Uskup San Carlos Mgr Gerardo Alminaza mengimbau masyarakat agar “terus berbicara karena keheningan membunuh” saat keuskupan itu memperingati satu tahun kematian Alvarez pada 17 Agustus.
Sebagai penghormatan kepada Alvarez dan mereka yang telah terbunuh, prelatus itu memerintahkan agar lonceng di semua gereja dan kapel di Keuskupan San Carlos dibunyikan dari tanggal 9 hingga 17 Agustus.
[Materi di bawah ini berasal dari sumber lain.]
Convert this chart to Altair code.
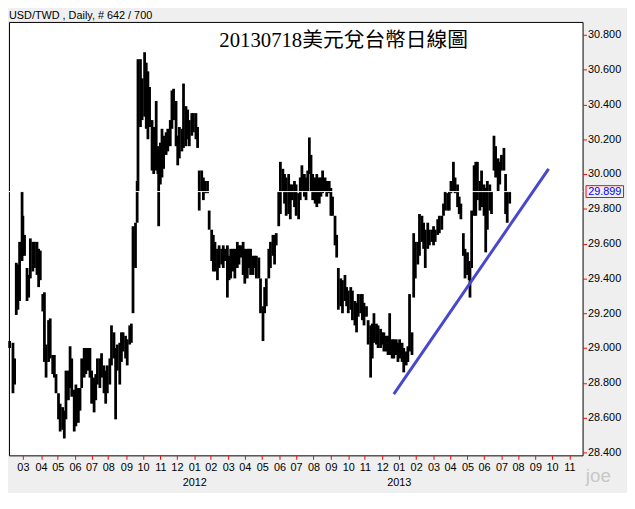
import json
import altair as alt
import pandas as pd

# ---- data (trading-day index, bar high, bar low) ----
day = [8, 12, 14, 16, 18, 20, 23, 24, 26, 29, 31, 33, 36, 38, 41, 43, 45, 48, 50, 52,
       55, 57, 60, 62, 64, 67, 69, 72, 74, 76, 79, 81, 83, 86, 88, 91, 93, 95, 98, 100,
       103, 105, 107, 110, 112, 114, 117, 119, 122, 124, 126, 129, 131, 134, 136, 138, 141, 143, 145, 148,
       150, 153, 155, 157, 160, 162, 163, 166, 168, 171, 173, 175, 177, 180, 182, 185, 187, 188, 190, 192,
       194, 197, 199, 202, 204, 206, 209, 211, 213, 216, 218, 221, 223, 225, 228, 230, 233, 235, 237, 240,
       242, 244, 247, 249, 252, 254, 256, 259, 261, 264, 266, 268, 271, 273, 275, 278, 280, 283, 285, 287,
       290, 292, 295, 297, 299, 302, 304, 306, 309, 311, 314, 316, 318, 321, 323, 326, 328, 330, 333, 335,
       338, 340, 342, 345, 347, 349, 352, 354, 357, 359, 361, 364, 366, 368, 370, 372, 374, 377, 379, 382,
       384, 386, 389, 391, 394, 396, 398, 401, 403, 405, 408, 410, 413, 415, 417, 420, 422, 425, 427, 429,
       432, 434, 436, 439, 441, 444, 446, 448, 451, 453, 456, 458, 460, 463, 465, 467, 470, 472, 475, 477,
       479, 482, 484, 487, 489, 491, 494, 496, 498, 501, 503, 506, 508, 510, 513, 515, 518, 520, 522, 525,
       527, 530, 532, 534, 537, 539, 541, 544, 546, 549, 551, 553, 556, 558, 561, 563, 564, 566, 569, 571,
       573, 576, 578, 581, 583, 585, 588, 590, 593, 595, 598, 600, 602, 605, 607, 609, 612]

high = [29.04, 29.03, 28.94, 29.49, 29.48, 29.61, 29.90, 29.76, 29.65, 29.46, 29.42, 29.63, 29.61, 29.61, 29.61, 29.57, 29.56, 29.31, 29.32, 29.02,
        29.16, 29.17, 28.96, 28.96, 28.85, 28.74, 28.68, 28.66, 28.64, 28.87, 28.87, 29.01, 28.94, 28.76, 28.79, 28.77, 28.77, 28.94, 29.00, 29.00,
        29.00, 29.00, 28.87, 28.83, 28.85, 28.94, 28.94, 28.97, 28.90, 28.87, 28.90, 28.94, 29.13, 29.09, 29.00, 29.02, 29.03, 29.09, 29.09, 29.07,
        29.05, 29.13, 29.14, 29.70, 29.72, 29.96, 30.66, 30.66, 30.55, 30.70, 30.64, 30.59, 30.50, 30.31, 30.27, 30.42, 30.16, 30.13, 30.18, 30.26,
        30.22, 30.24, 30.26, 30.31, 30.48, 30.49, 30.42, 30.22, 30.27, 30.26, 30.52, 30.39, 30.37, 30.31, 30.35, 30.35, 30.35, 30.27, 30.02, 30.02,
        29.98, 29.96, 29.96, 29.79, 29.68, 29.65, 29.61, 29.57, 29.59, 29.57, 29.59, 29.57, 29.59, 29.53, 29.57, 29.57, 29.57, 29.61, 29.59, 29.59,
        29.61, 29.57, 29.57, 29.57, 29.57, 29.53, 29.53, 29.53, 29.52, 29.40, 29.24, 29.35, 29.40, 29.57, 29.61, 29.65, 29.65, 29.66, 29.90, 30.07,
        30.03, 30.00, 29.98, 30.00, 29.94, 29.94, 29.96, 29.94, 29.89, 29.98, 30.05, 30.00, 29.98, 30.02, 30.21, 30.11, 30.00, 29.98, 30.00, 29.98,
        29.98, 30.02, 29.98, 29.96, 29.96, 29.92, 29.87, 29.76, 29.65, 29.46, 29.40, 29.39, 29.42, 29.35, 29.33, 29.35, 29.33, 29.27, 29.26, 29.31,
        29.31, 29.31, 29.26, 29.24, 29.16, 29.13, 29.14, 29.20, 29.14, 29.13, 29.11, 29.09, 29.09, 29.07, 29.07, 29.20, 29.05, 29.05, 29.05, 29.03,
        29.05, 29.03, 29.00, 28.98, 29.01, 29.31, 29.09, 29.66, 29.61, 29.61, 29.77, 29.76, 29.72, 29.68, 29.72, 29.68, 29.68, 29.70, 29.68, 29.74,
        29.76, 29.76, 29.83, 29.90, 29.89, 29.90, 29.96, 30.07, 29.98, 29.94, 29.87, 29.83, 29.66, 29.57, 29.55, 29.50, 29.46, 29.79, 30.05, 30.07,
        30.07, 29.96, 30.02, 29.94, 29.92, 29.96, 29.94, 29.90, 30.22, 30.16, 30.09, 30.07, 30.11, 30.15, 30.00, 29.90, 29.90]

low = [29.00, 28.74, 28.79, 29.19, 29.22, 29.27, 29.50, 29.53, 29.53, 29.27, 29.29, 29.40, 29.44, 29.46, 29.42, 29.35, 29.39, 29.21, 28.92, 28.83,
       28.92, 28.94, 28.85, 28.83, 28.74, 28.59, 28.52, 28.53, 28.48, 28.59, 28.70, 28.77, 28.72, 28.52, 28.55, 28.57, 28.64, 28.77, 28.83, 28.85,
       28.87, 28.83, 28.68, 28.63, 28.70, 28.79, 28.77, 28.83, 28.74, 28.68, 28.74, 28.79, 28.90, 28.94, 28.59, 28.87, 28.79, 28.92, 28.98, 28.94,
       28.90, 29.02, 29.03, 29.20, 29.46, 29.72, 29.90, 30.27, 30.31, 30.33, 30.26, 30.20, 30.27, 30.02, 30.00, 30.02, 30.00, 29.70, 29.94, 29.98,
       30.03, 30.11, 30.13, 30.16, 30.26, 30.31, 30.16, 30.05, 30.09, 30.13, 30.15, 30.16, 30.20, 30.16, 30.22, 30.24, 30.20, 30.15, 29.79, 29.90,
       29.85, 29.89, 29.89, 29.68, 29.50, 29.44, 29.44, 29.39, 29.46, 29.48, 29.46, 29.50, 29.29, 29.39, 29.40, 29.44, 29.40, 29.46, 29.48, 29.52,
       29.42, 29.37, 29.40, 29.46, 29.42, 29.42, 29.46, 29.40, 29.40, 29.20, 29.04, 29.20, 29.24, 29.40, 29.46, 29.53, 29.48, 29.59, 29.70, 29.77,
       29.90, 29.83, 29.76, 29.77, 29.74, 29.85, 29.81, 29.76, 29.74, 29.85, 29.90, 29.87, 29.85, 29.90, 30.00, 29.90, 29.85, 29.83, 29.81, 29.83,
       29.87, 29.89, 29.90, 29.87, 29.89, 29.76, 29.76, 29.59, 29.52, 29.22, 29.24, 29.20, 29.27, 29.24, 29.20, 29.22, 29.16, 29.13, 29.09, 29.18,
       29.20, 29.16, 29.13, 29.18, 29.02, 28.83, 28.94, 29.03, 29.02, 29.00, 29.00, 29.02, 28.98, 28.98, 28.96, 28.96, 28.94, 28.94, 28.96, 28.92,
       28.94, 28.92, 28.86, 28.90, 28.92, 28.98, 28.96, 29.29, 29.40, 29.48, 29.53, 29.61, 29.57, 29.46, 29.57, 29.59, 29.61, 29.59, 29.61, 29.65,
       29.66, 29.68, 29.76, 29.79, 29.79, 29.79, 29.89, 29.90, 29.89, 29.81, 29.77, 29.74, 29.53, 29.40, 29.42, 29.39, 29.29, 29.46, 29.76, 29.76,
       29.85, 29.79, 29.81, 29.76, 29.55, 29.68, 29.79, 29.77, 30.02, 29.98, 29.90, 29.94, 30.02, 30.02, 29.77, 29.72, 29.83]

month_ticks = [24, 46, 66, 87, 107, 127, 149, 169, 190, 210, 231, 251, 272, 292, 313, 334, 354,
               375, 396, 417, 437, 458, 478, 499, 520, 540, 561, 581, 602, 622, 643, 663, 684]
month_labels = ["03", "04", "05", "06", "07", "08", "09", "10", "11", "12",
                "01", "02", "03", "04", "05", "06", "07", "08", "09", "10", "11", "12",
                "01", "02", "03", "04", "05", "06", "07", "08", "09", "10", "11"]
year_labels = {10: "2012", 22: "2013"}
price_ticks = [28.4, 28.6, 28.8, 29.0, 29.2, 29.4, 29.6, 29.8, 30.0, 30.2, 30.4, 30.6, 30.8]

last_close = 29.899
trend_day = [472, 659]
trend_price = [28.735, 30.03]

header_text = "USD/TWD , Daily, # 642 / 700"
title_text = "20130718美元兌台幣日線圖"
mark_text = "joe"

# ---- layout ----
W, H = 581, 439
xs = alt.Scale(domain=[7.2, 700], nice=False, zero=False)
ys = alt.Scale(domain=[28.383, 30.874], nice=False, zero=False)

label_list = [[m, year_labels[i]] if i in year_labels else m for i, m in enumerate(month_labels)]
label_expr = f"{json.dumps(label_list)}[indexof({json.dumps(month_ticks)}, datum.value)]"

x_axis = alt.Axis(values=month_ticks, tickCount=60, labelExpr=label_expr,
                  title=None, grid=False, domain=False,
                  tickColor="#ff0000", tickSize=4, tickWidth=1,
                  labelFont="Liberation Sans", labelFontSize=11, labelColor="black",
                  labelPadding=2, labelLineHeight=16, labelOverlap=False, labelFlush=False,
                  labelBaseline="top")
y_axis = alt.Axis(orient="right", values=price_ticks, tickCount=30,
                  format=".3f", title=None, grid=False,
                  domain=False, tickColor="#ff0000", tickSize=4, tickWidth=1,
                  labelFont="Liberation Sans", labelFontSize=11, labelColor="black",
                  labelPadding=1, labelOverlap=False, labelFlush=False)

bars_df = pd.DataFrame({"day": day, "high": high, "low": low})
bars = alt.Chart(bars_df).mark_rule(color="black", strokeWidth=2.8).encode(
    x=alt.X("day:Q", scale=xs, axis=x_axis),
    y=alt.Y("low:Q", scale=ys, axis=y_axis),
    y2="high:Q",
)

close_df = pd.DataFrame({"p": [last_close], "t": [f"{last_close:.3f}"]})
close_line = alt.Chart(close_df).mark_rule(color="white", strokeWidth=1).encode(
    y=alt.Y("p:Q", scale=ys, title=None)
)

trend_df = pd.DataFrame({"day": trend_day, "price": trend_price})
trend = alt.Chart(trend_df).mark_line(color="#4848cc", strokeWidth=3).encode(
    x=alt.X("day:Q", scale=xs, title=None),
    y=alt.Y("price:Q", scale=ys, title=None),
)

box = alt.Chart(close_df).mark_point(
    shape="M-1,-0.3158H1V0.3158H-1Z", size=1444, filled=False,
    color="#ff0000", stroke="#ff0000", strokeWidth=1, opacity=1,
).encode(x=alt.value(603.5), y=alt.Y("p:Q", scale=ys, title=None))

box_text = alt.Chart(close_df).mark_text(
    color="#0000ff", font="Liberation Sans", fontSize=11, align="center", baseline="middle"
).encode(x=alt.value(603.5), y=alt.Y("p:Q", scale=ys, title=None), text="t:N")

header = alt.Chart(pd.DataFrame({"t": [header_text]})).mark_text(
    font="Liberation Sans", fontSize=11, color="black", align="left", baseline="middle"
).encode(x=alt.value(0), y=alt.value(-6), text="t:N")

title = alt.Chart(pd.DataFrame({"t": [title_text]})).mark_text(
    font="Liberation Serif, Noto Sans CJK TC", fontSize=21, color="black",
    align="center", baseline="middle"
).encode(x=alt.value(339), y=alt.value(19), text="t:N")

wm = alt.Chart(pd.DataFrame({"t": [mark_text]})).mark_text(
    font="Liberation Sans", fontSize=19, color="#c8c8c8", align="center", baseline="middle"
).encode(x=alt.value(597), y=alt.value(460), text="t:N")

chart = alt.layer(bars, close_line, trend, box, box_text, header, title, wm).properties(
    width=W, height=H,
    autosize=alt.AutoSizeParams(type="none"),
    padding={"left": 1, "top": 11, "right": 45, "bottom": 35},
).configure(background="#efefef").configure_view(stroke="black", strokeWidth=1, fill="white")

chart.save("out.html", embed_options={"renderer": "svg", "actions": False})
Uskup Alminaza mengatakan daftar orang-orang yang telah terbunuh di pulau Negros “dipenuhi dengan orang-orang yang tidak mementingkan diri sendiri, murah hati, penyayang, pekerja keras, dan pemberani.”
Tahun 2018, sembilan pekerja tebu tewas di kota Sagay di provinsi Negros Occidental. Bulan Maret tahun berikutnya, 14 petani yang ditandai sebagai pemberontak komunis juga tewas.
“Ketika membunyikan lonceng, kami melakukan itu untuk mengingat orang mati dan menghibur orang yang mereka cintai,” kata Uskup Alminaza.
“Kami juga membunyikan lonceng untuk menusuk hati nurani para pembunuh mereka, yang merencanakan kejahatan keji ini terhadap sesama warga Filipina,” tambahnya.
Uskup Alminaza mengatakan membunyikan lonceng juga merupakan seruan harapan bahwa masyarakat merefleksikan pembunuhan despotik itu dan menjadi pembela hak asasi manusia, lingkungan, dan martabat kehidupan.
“Kita tidak boleh takut untuk terus melakukan apa yang benar. Kita harus menumbuhkan dan memperluas pelayanan kita untuk membangun perdamaian,” katanya.
Uskup itu mendesak umat Kristiani untuk menunjukkan solidaritas dengan orang miskin dan tereksploitasi untuk mengatasi ketidakadilan struktural dan historis yang telah menyebabkan kesenjangan ekonomi yang besar.
Sejak tahun 2016 dan 2020 kelompok hak asasi manusia dan lingkungan telah mendokumentasikan sedikitnya 186 pembunuhan di antara para pembela lingkungan, dan ribuan pelanggaran hak asasi manusia terkait dengan upaya membela lingkungan dan HAM.
Jaringan Rakyat Kalikasan untuk Lingkungan mendokumentasikan 282 pembunuhan para pembela lingkungan sejak 2001. Sekitar 66 persen, atau 186 dari 282 kasus, terjadi di bawah pemerintahan Duterte.
Filipina menempati peringkat pertama dan kedua dalam kategori paling berbahaya di dunia bagi aktivis lingkungan pada 2018 dan 2019, menurut Global Witness yang berbasis di London.